**EXERCISE AIM**
Transcribe all of the material exactly, except for its pictures.

## Begin

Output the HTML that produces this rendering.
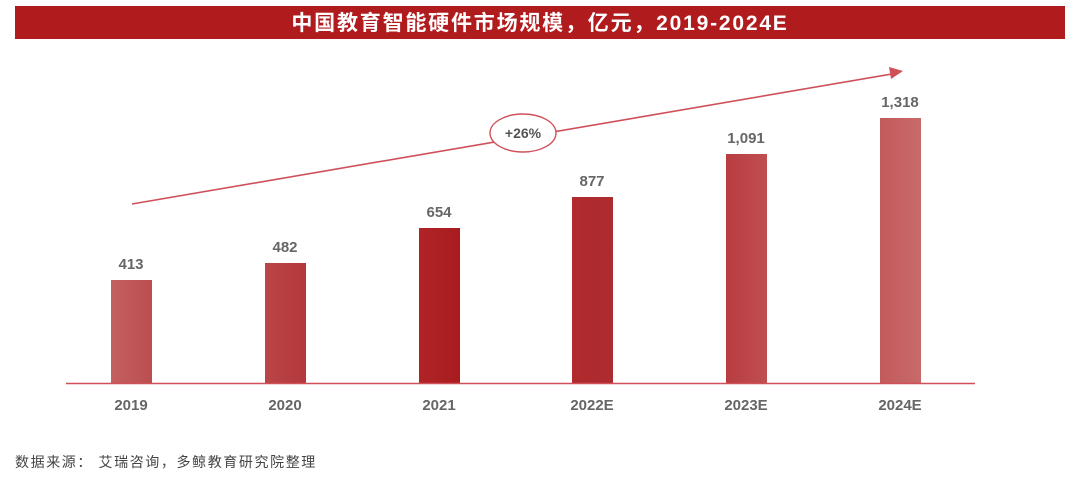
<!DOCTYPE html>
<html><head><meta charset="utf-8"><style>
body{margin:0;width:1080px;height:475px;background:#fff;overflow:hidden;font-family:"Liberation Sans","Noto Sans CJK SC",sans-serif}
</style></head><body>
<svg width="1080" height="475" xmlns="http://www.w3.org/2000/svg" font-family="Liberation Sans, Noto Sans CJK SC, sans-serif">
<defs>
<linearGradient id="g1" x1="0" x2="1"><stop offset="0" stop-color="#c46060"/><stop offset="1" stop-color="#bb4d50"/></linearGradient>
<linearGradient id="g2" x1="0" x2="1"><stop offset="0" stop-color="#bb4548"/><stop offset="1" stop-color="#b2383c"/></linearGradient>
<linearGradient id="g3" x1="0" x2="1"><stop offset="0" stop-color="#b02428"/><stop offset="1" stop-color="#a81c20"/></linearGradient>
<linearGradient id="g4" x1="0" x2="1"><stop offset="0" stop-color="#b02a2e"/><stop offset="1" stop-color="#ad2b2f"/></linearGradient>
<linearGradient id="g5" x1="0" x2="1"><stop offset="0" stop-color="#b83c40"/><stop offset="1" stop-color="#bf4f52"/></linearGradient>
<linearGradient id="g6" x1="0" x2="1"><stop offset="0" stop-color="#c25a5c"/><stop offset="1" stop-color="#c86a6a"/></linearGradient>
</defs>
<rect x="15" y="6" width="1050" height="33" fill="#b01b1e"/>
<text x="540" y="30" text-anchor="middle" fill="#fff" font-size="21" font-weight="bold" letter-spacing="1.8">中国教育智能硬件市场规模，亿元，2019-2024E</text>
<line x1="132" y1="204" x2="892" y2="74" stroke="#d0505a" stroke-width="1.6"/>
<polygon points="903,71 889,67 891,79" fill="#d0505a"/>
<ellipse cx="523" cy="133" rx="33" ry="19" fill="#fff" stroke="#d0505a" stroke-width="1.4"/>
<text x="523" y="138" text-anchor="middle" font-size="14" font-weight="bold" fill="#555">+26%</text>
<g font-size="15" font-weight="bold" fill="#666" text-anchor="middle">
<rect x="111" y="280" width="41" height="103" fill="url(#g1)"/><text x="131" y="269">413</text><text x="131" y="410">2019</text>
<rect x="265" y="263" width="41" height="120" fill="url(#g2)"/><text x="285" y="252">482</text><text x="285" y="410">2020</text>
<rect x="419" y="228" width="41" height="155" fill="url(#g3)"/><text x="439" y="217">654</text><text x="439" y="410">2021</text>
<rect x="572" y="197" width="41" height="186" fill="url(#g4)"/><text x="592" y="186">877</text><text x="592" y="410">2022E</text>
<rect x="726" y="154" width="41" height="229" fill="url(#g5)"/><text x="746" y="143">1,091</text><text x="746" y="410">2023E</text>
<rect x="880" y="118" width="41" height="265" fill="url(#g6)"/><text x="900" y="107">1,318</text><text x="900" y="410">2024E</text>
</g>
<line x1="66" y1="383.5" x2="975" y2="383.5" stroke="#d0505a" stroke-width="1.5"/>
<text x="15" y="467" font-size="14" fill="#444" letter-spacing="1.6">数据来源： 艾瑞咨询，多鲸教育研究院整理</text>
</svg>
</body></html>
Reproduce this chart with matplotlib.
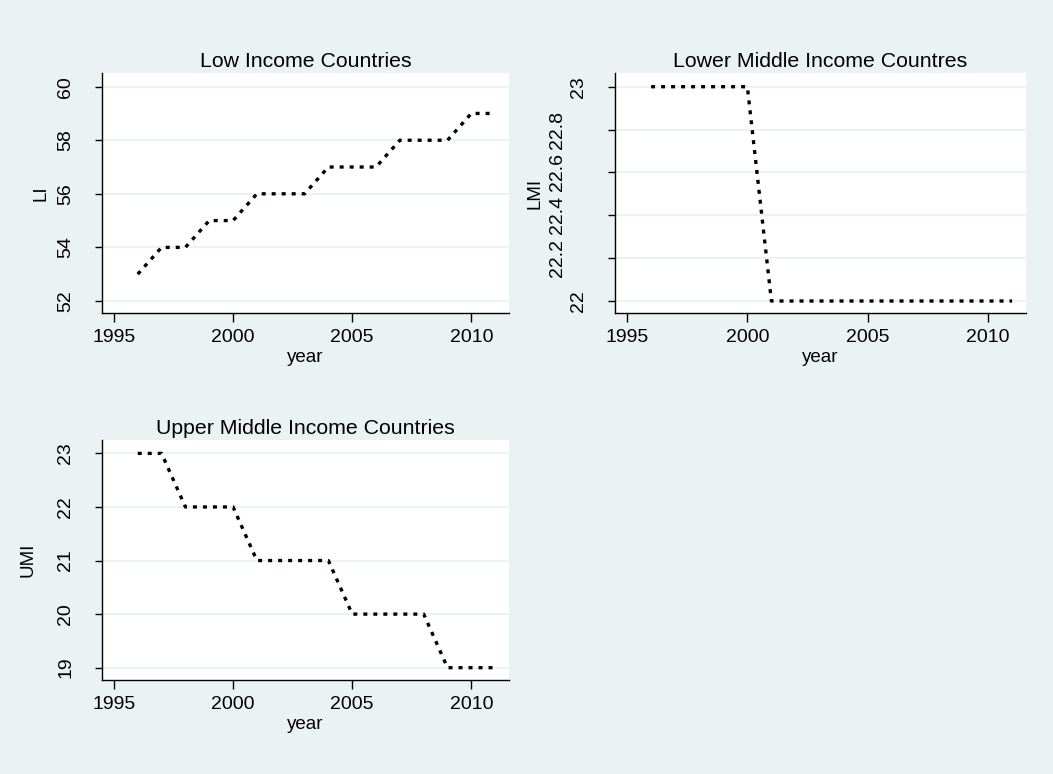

## End

**WRITTEN ANSWER**
Output the HTML that produces this rendering.
<!DOCTYPE html>
<html><head><meta charset="utf-8"><style>
body{margin:0;width:1080px;height:475px;background:#fff;overflow:hidden;font-family:"Liberation Sans","Noto Sans CJK SC",sans-serif}
</style></head><body>
<svg width="1080" height="475" xmlns="http://www.w3.org/2000/svg" font-family="Liberation Sans, Noto Sans CJK SC, sans-serif">
<defs>
<linearGradient id="g1" x1="0" x2="1"><stop offset="0" stop-color="#c46060"/><stop offset="1" stop-color="#bb4d50"/></linearGradient>
<linearGradient id="g2" x1="0" x2="1"><stop offset="0" stop-color="#bb4548"/><stop offset="1" stop-color="#b2383c"/></linearGradient>
<linearGradient id="g3" x1="0" x2="1"><stop offset="0" stop-color="#b02428"/><stop offset="1" stop-color="#a81c20"/></linearGradient>
<linearGradient id="g4" x1="0" x2="1"><stop offset="0" stop-color="#b02a2e"/><stop offset="1" stop-color="#ad2b2f"/></linearGradient>
<linearGradient id="g5" x1="0" x2="1"><stop offset="0" stop-color="#b83c40"/><stop offset="1" stop-color="#bf4f52"/></linearGradient>
<linearGradient id="g6" x1="0" x2="1"><stop offset="0" stop-color="#c25a5c"/><stop offset="1" stop-color="#c86a6a"/></linearGradient>
</defs>
<rect x="15" y="6" width="1050" height="33" fill="#b01b1e"/>
<text x="540" y="30" text-anchor="middle" fill="#fff" font-size="21" font-weight="bold" letter-spacing="1.8">中国教育智能硬件市场规模，亿元，2019-2024E</text>
<line x1="132" y1="204" x2="892" y2="74" stroke="#d0505a" stroke-width="1.6"/>
<polygon points="903,71 889,67 891,79" fill="#d0505a"/>
<ellipse cx="523" cy="133" rx="33" ry="19" fill="#fff" stroke="#d0505a" stroke-width="1.4"/>
<text x="523" y="138" text-anchor="middle" font-size="14" font-weight="bold" fill="#555">+26%</text>
<g font-size="15" font-weight="bold" fill="#666" text-anchor="middle">
<rect x="111" y="280" width="41" height="103" fill="url(#g1)"/><text x="131" y="269">413</text><text x="131" y="410">2019</text>
<rect x="265" y="263" width="41" height="120" fill="url(#g2)"/><text x="285" y="252">482</text><text x="285" y="410">2020</text>
<rect x="419" y="228" width="41" height="155" fill="url(#g3)"/><text x="439" y="217">654</text><text x="439" y="410">2021</text>
<rect x="572" y="197" width="41" height="186" fill="url(#g4)"/><text x="592" y="186">877</text><text x="592" y="410">2022E</text>
<rect x="726" y="154" width="41" height="229" fill="url(#g5)"/><text x="746" y="143">1,091</text><text x="746" y="410">2023E</text>
<rect x="880" y="118" width="41" height="265" fill="url(#g6)"/><text x="900" y="107">1,318</text><text x="900" y="410">2024E</text>
</g>
<line x1="66" y1="383.5" x2="975" y2="383.5" stroke="#d0505a" stroke-width="1.5"/>
<text x="15" y="467" font-size="14" fill="#444" letter-spacing="1.6">数据来源： 艾瑞咨询，多鲸教育研究院整理</text>
</svg>
</body></html>
Reproduce this chart with matplotlib.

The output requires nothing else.